In a conference call yesterday, Gateway chief executive Jeff Weitzen strongly hinted that the company would turn to an alternative processor supplier. Gateway was using AMD chips until recently.

"We're all intensely frustrated by the supply situation we were put in. We're not about to stand by and let the actions of other companies dictate what Gateway products our customers can buy," he said, adding: "In the next week or so, you're going to hear about some definitive and aggressive steps we are going to take to make sure this will never occur again."

Gateway said it expected revenues of about $2.45 billion for the fourth quarter, a 6 percent increase over the same period a year ago.

After adjusting for a previously announced charge associated with Gateway's new alliance with America Online, the PC maker said it expects earnings of about 37 cents per share--a full 7 cents below analyst consensus.

The announcement, which occurred after the stock market closed, caused Gateway shares to fall in after-hours trading.

Other Gateway announcements could follow.

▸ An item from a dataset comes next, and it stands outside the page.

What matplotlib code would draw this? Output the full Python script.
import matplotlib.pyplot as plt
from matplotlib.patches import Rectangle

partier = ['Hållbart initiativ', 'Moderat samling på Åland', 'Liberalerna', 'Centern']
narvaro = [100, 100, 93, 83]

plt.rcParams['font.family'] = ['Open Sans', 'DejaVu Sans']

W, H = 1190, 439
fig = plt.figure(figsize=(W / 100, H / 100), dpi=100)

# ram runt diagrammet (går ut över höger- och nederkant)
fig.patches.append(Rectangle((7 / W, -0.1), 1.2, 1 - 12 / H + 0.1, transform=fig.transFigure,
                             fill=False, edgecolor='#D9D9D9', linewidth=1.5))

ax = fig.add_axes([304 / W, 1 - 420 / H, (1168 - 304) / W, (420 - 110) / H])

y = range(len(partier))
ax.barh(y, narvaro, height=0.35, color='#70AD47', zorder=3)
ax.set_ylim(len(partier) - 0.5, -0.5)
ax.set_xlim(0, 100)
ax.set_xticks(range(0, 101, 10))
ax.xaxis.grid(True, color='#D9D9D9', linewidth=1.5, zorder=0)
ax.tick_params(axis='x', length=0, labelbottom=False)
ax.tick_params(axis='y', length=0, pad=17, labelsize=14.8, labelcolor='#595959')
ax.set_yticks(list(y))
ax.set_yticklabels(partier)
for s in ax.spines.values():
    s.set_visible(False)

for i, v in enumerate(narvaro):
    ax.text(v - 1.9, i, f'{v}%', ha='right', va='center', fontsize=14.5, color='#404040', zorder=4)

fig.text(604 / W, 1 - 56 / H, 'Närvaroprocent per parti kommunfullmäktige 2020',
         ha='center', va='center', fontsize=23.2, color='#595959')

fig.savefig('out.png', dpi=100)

The PC maker has been talking to AMD about integrating its touted Athlon processor into Gateway PCs again, according to sources. Gateway dropped AMD chips from its lineup earlier this year and short-circuited plans to adopt the Athlon. The chip shortage could heat those discussions. AMD will come out with an 800-MHz Athlon tomorrow, which IBM and Compaq Computer will adopt.

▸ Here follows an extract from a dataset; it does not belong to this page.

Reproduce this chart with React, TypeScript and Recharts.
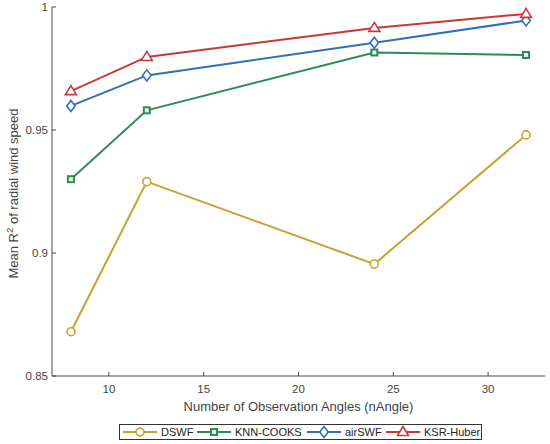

Other companies, including Compaq, could be affected by the shortage of Intel processors too, speculated Jonathan Ross, a financial analyst at ABN AMRO.

The Gateway annoucement surprised many analysts. "The magnitude of [Gateway's] fall caught a lot of people by surprise," Ross said. He also questioned why Gateway partly blamed Y2K concerns for its expected sales shortfall, an issue the company has failed to raise in the past. "I was a bit surprised," he said. "They hadn't mentioned that before."

Intel declined to comment on Gateway's announcement, adding that the company is currently in a quiet period. In November, however, the company admitted that it was facing processor supply contstraints.

Analysts have been predicting since last month that Gateway could have a shortfall this quarter because of processor shortages.

"Though Gateway appears to have DRAM [memory chip] pricing and LCD [screen] availability under control, the company is being impacted significantly by continued problems in getting the required supply of Intel processors, most notably the Pentium III 450 MHz, and to a lesser extent, the Celeron 400 MHz," Merrill Lynch vice president Steven Fortuna said in a report in mid-December.

Two analysts--Ashok Kumar at USBancorp Piper Jaffray and Richard Gardner of Salomon Smith Barney--also warned about a revenue hit because of chip shortages. At the time, however, Gateway predicted that earnings would likely remain unscathed.

Although component shortage issues are common in the PC industry, they can be especially onerous for build-to-order manufacturers such as Gateway and Dell, which stock less inventory than traditional manufacturers. Dell similarly took a hit in the fall because of a shortage of memory and the delay of Rambus-based PCs.

In October Gateway said it would take a restructuring charge of $26 million related to the AOL deal. The company also said it was comfortable with the current analysts consensus for the first quarter and year 2000 earnings per share of $0.41 and $1.83, respectively.

Separately, Gateway said it added 400,000 new subscribers in the quarter to its combined Internet service with AOL, doubling its rate from the previous quarter and bringing the company's subscriber base to 1 million. The company also said it increased sales over the Web by more than 100 percent over the previous year.